This is a survey of the postage stamps and postal history of Tripolitania, now part of Libya.

Tripolitana is a historic region of western Libya, centered on the coastal city of Tripoli. Formerly part of the Ottoman Empire, Tripolitania was captured by Italy in 1911 during the Italo-Turkish War.  Italy officially granted autonomy after the war, but gradually occupied the region.  Originally administered as part of a single colony, Tripolitania was a separate colony from 26 June 1927 to 1934, when it was merged into "Libya".  During World War II, Libya was occupied by the Allies and until 1947 Tripolitania (and the region of Cyrenaica) were administered by Great Britain. Italy formally renounced its claim upon the territory in the same year.

Italian post office in Tripoli

An Italian post office was opened in Tripoli in 1869. in 1909 stamps were issued for use in the Tripoli post office.

Italian Tripolitania

The Ottoman Empire ceded Tripolitania to Italy in 1912. From 1923 to 1934 stamps were issued for Tripolitania, which were used concurrently with those of Italian Libya.

The first stamps of Tripolitania were Italian "Propagation of the Faith" stamps overprinted TRIPOLITANIA issued on 24 October 1923 at the same time as those for Cyrenaica.

The first stamps inscribed for the colony were the semi-postal "Colonial Institute issue" in 1926, followed by several sets of airmail stamps, from 1931 to 1933. October 1934 saw the only regular Tripolitanian stamps issued, a set of six (along with six more airmail) promoting the 2nd Colonial Arts Exhibition. In 1934 Tripolitania, Cyrenaica and Fezzan were united as the Italian colony of Libya.

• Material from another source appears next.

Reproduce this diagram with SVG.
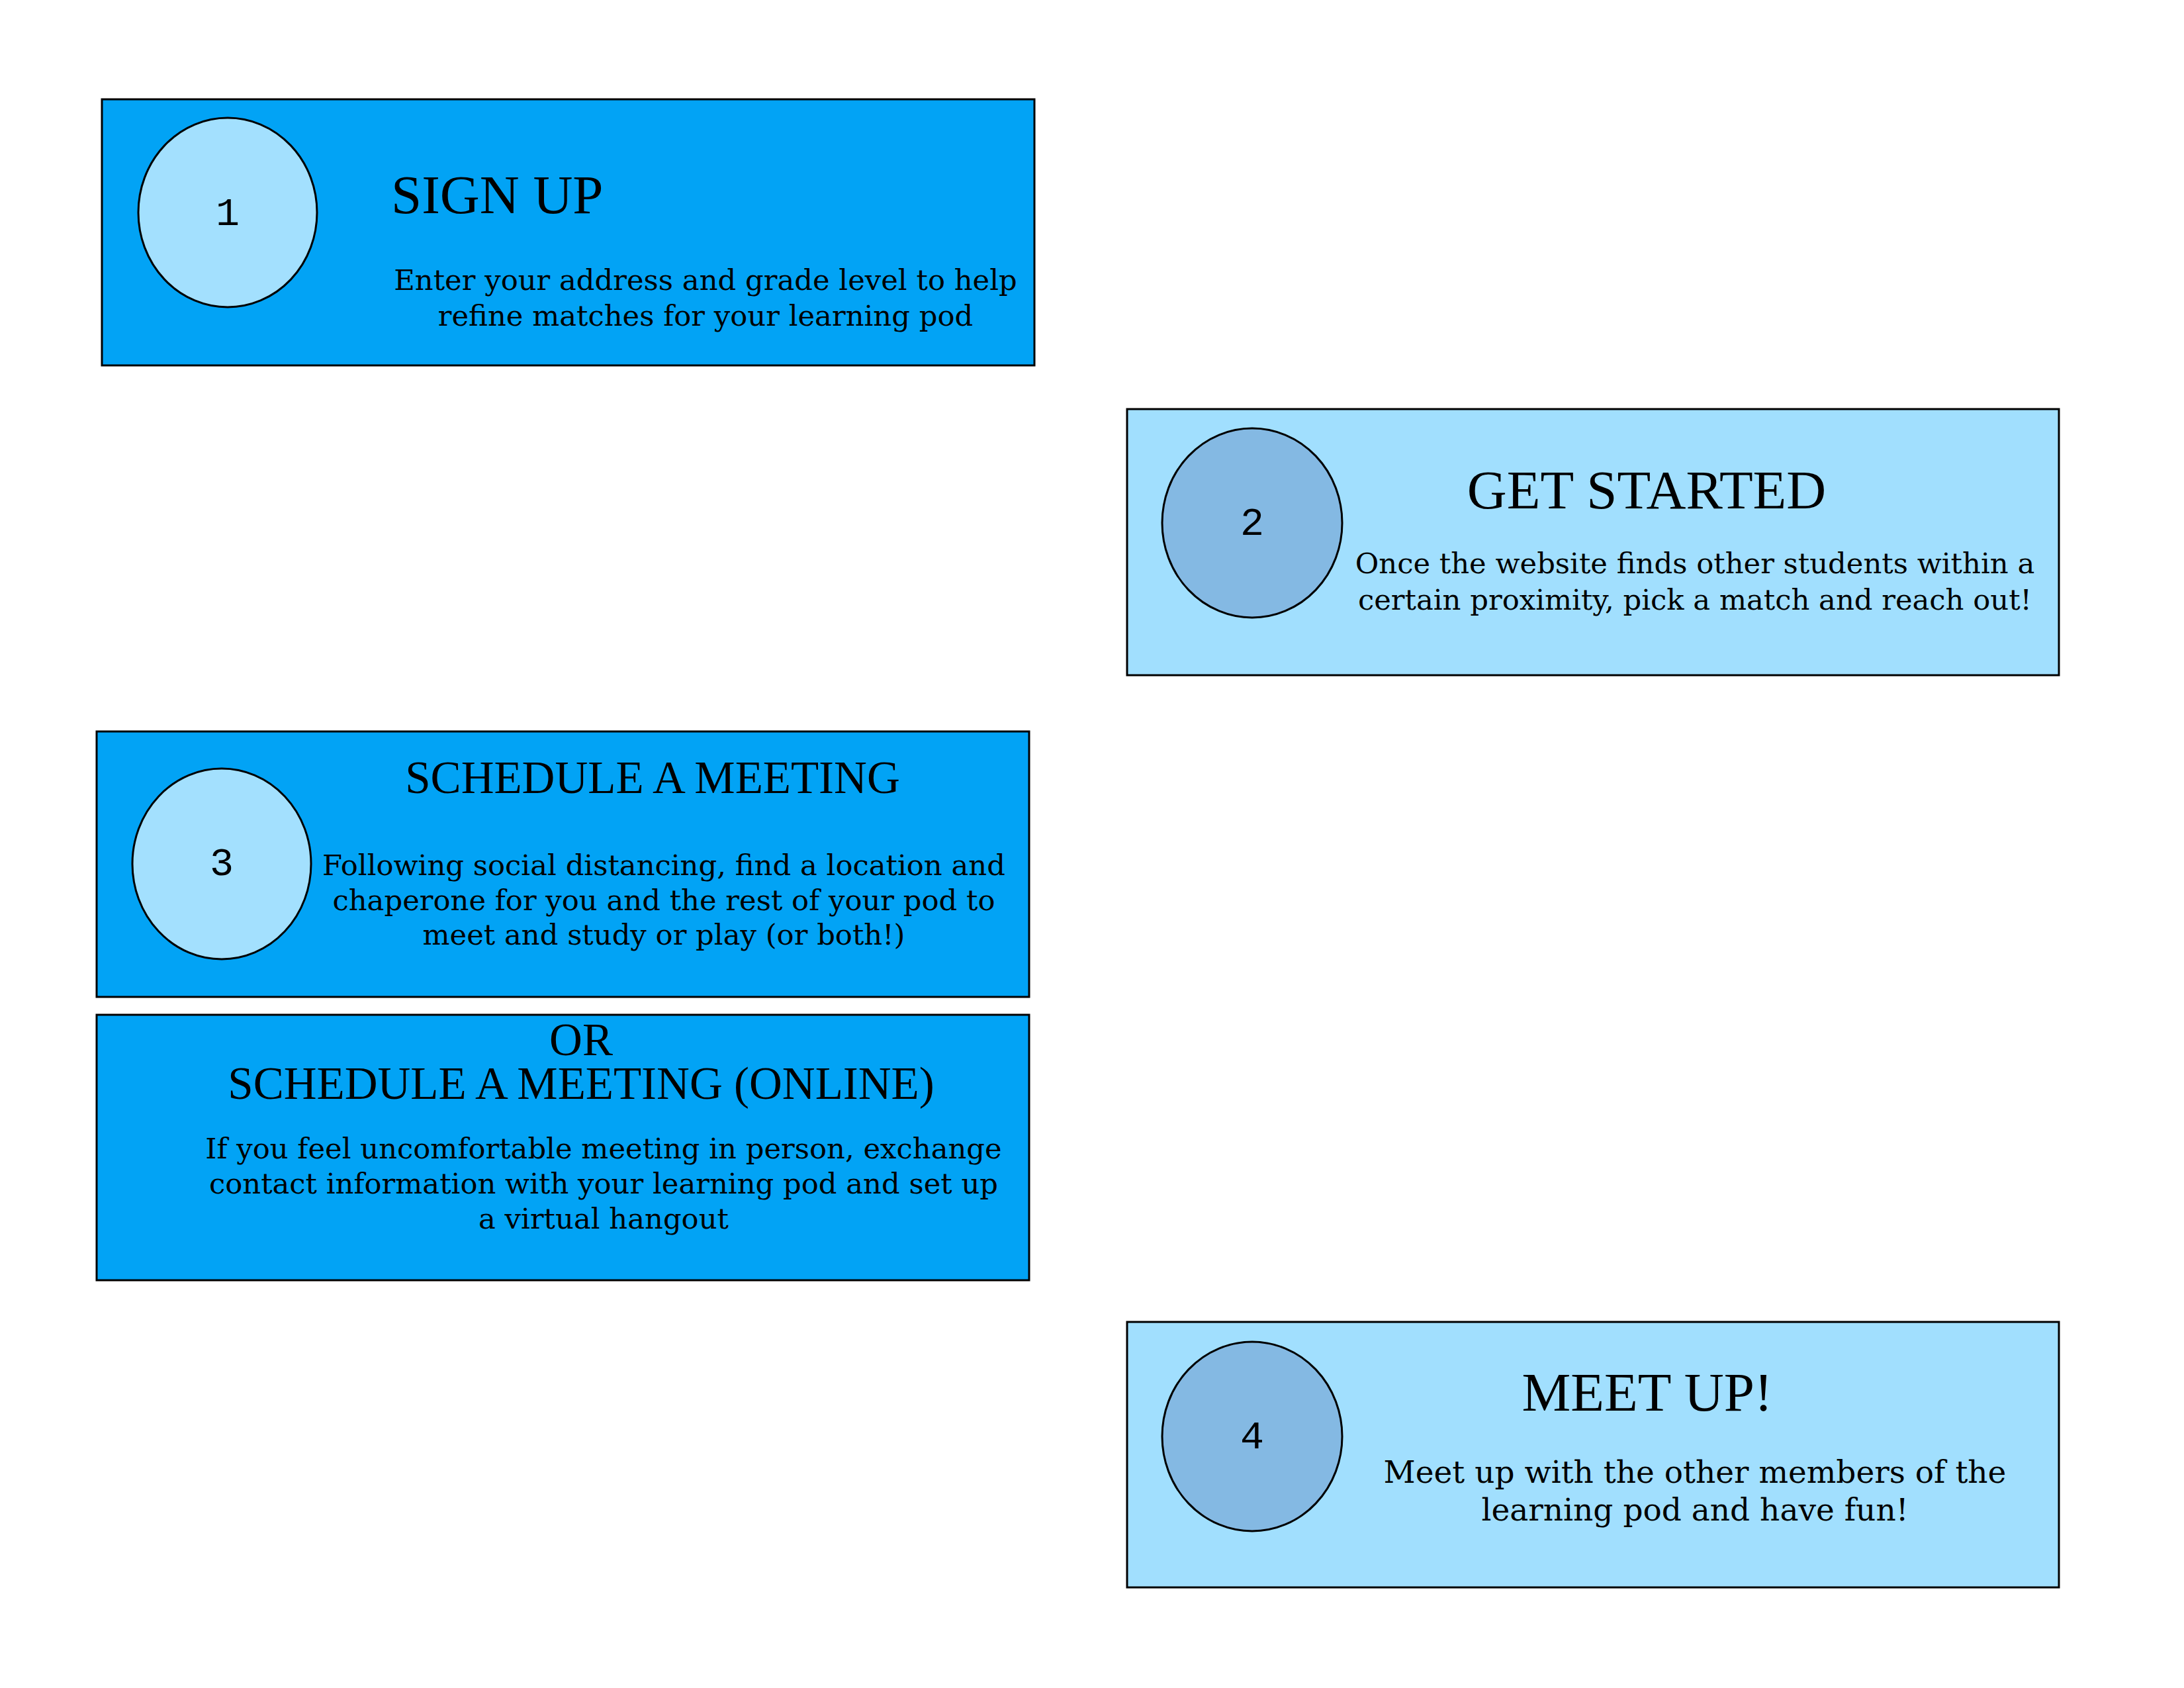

All stamps of colonial Tripolitania were printed at the Italian Government Printing Works.

Genuinely used stamps of Tripolitania (fake cancels are common) are valued at about twice as much as unused stamps.

British stamps

British stamps overprinted M.E.F. (Middle East Forces) were used from 1943 to 1948 after the area was captured by the British during World War II. From 1 July 1948 stamps overprinted B.M.A. TRIPOLATANIA were used. From 6 February 1950 to December 1951 the stamps were overprinted B.A. TRIPOLITANIA.

Kingdom of Libya
On 24 December 1951, Cyrenaica, Tripolitania and Fezzan were unified as the Kingdom of Libya under Amir Mohammed Idris Al-Senussi. After unification, stamps of Libya were used.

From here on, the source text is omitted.